- **What is being asked**
Copy, from the entries below, each line in which the string "this" appears.
★ ★ ★
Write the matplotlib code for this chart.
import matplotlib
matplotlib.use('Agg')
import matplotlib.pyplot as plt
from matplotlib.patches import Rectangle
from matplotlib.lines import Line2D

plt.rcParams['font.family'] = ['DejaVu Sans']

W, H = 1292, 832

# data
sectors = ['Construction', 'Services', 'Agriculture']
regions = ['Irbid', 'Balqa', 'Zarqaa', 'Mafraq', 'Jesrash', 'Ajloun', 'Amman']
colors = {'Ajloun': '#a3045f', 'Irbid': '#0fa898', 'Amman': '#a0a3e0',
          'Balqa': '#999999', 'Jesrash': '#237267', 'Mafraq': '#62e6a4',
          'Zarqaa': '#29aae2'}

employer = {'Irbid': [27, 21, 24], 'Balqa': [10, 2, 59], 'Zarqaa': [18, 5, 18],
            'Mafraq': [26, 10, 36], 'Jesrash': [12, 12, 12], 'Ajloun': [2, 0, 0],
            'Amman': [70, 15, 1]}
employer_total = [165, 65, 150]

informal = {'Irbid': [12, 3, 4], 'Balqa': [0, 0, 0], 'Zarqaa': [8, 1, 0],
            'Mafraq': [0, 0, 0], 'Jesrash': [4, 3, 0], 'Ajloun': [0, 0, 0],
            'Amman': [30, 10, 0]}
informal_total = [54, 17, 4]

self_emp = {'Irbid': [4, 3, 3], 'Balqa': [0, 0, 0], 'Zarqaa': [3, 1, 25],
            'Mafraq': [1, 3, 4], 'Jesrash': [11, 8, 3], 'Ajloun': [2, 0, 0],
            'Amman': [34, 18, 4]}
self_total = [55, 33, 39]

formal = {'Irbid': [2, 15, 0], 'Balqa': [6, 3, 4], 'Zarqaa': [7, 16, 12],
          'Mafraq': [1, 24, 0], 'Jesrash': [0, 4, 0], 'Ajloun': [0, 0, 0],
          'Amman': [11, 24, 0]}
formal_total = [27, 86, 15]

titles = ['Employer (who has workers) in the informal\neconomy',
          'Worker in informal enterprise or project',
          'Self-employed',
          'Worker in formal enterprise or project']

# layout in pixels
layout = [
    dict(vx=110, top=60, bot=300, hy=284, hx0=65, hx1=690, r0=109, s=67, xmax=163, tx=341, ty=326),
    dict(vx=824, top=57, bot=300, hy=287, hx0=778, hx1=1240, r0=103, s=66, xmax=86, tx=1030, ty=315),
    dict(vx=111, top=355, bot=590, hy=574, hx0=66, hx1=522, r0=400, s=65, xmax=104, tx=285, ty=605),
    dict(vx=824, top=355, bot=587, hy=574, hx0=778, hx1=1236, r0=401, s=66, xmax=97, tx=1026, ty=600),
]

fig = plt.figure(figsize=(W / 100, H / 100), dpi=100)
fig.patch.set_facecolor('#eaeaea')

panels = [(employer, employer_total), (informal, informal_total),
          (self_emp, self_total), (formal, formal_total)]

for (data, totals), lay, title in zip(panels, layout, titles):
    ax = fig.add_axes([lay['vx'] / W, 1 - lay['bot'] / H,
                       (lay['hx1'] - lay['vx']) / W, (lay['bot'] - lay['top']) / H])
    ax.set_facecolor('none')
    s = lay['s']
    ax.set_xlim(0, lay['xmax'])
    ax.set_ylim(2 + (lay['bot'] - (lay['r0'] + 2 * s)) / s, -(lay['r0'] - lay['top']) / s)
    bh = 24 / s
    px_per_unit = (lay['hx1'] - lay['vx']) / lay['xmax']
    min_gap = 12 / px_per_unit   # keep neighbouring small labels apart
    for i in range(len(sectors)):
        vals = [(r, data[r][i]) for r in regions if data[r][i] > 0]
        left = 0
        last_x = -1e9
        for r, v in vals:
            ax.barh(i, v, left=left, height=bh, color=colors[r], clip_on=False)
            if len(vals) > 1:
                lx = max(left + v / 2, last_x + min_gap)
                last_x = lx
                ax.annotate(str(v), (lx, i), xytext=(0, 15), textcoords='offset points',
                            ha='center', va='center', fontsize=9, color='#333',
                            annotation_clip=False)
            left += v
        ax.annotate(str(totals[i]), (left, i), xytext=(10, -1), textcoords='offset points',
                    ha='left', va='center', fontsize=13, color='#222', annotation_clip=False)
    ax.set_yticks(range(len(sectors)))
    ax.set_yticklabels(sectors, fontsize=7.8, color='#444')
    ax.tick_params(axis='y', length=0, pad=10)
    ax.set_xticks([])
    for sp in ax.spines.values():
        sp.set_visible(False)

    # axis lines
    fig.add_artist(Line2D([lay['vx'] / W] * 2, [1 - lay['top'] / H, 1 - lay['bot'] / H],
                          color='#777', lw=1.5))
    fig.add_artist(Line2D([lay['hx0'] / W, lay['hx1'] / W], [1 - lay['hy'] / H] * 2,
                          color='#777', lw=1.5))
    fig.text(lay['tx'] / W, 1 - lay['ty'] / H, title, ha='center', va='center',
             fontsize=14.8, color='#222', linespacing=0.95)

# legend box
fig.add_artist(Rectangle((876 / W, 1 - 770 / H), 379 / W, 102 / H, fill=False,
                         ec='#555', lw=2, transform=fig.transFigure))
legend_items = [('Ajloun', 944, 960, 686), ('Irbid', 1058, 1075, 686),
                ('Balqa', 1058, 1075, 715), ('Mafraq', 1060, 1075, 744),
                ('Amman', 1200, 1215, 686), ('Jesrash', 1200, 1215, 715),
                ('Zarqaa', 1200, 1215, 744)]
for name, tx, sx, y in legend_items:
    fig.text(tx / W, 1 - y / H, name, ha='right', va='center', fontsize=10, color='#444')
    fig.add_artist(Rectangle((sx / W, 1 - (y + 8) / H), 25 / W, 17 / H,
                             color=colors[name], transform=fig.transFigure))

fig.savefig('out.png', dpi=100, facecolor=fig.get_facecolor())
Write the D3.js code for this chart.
★ ★ ★
- **The completed task**
Write the matplotlib code for this chart.
Write the D3.js code for this chart.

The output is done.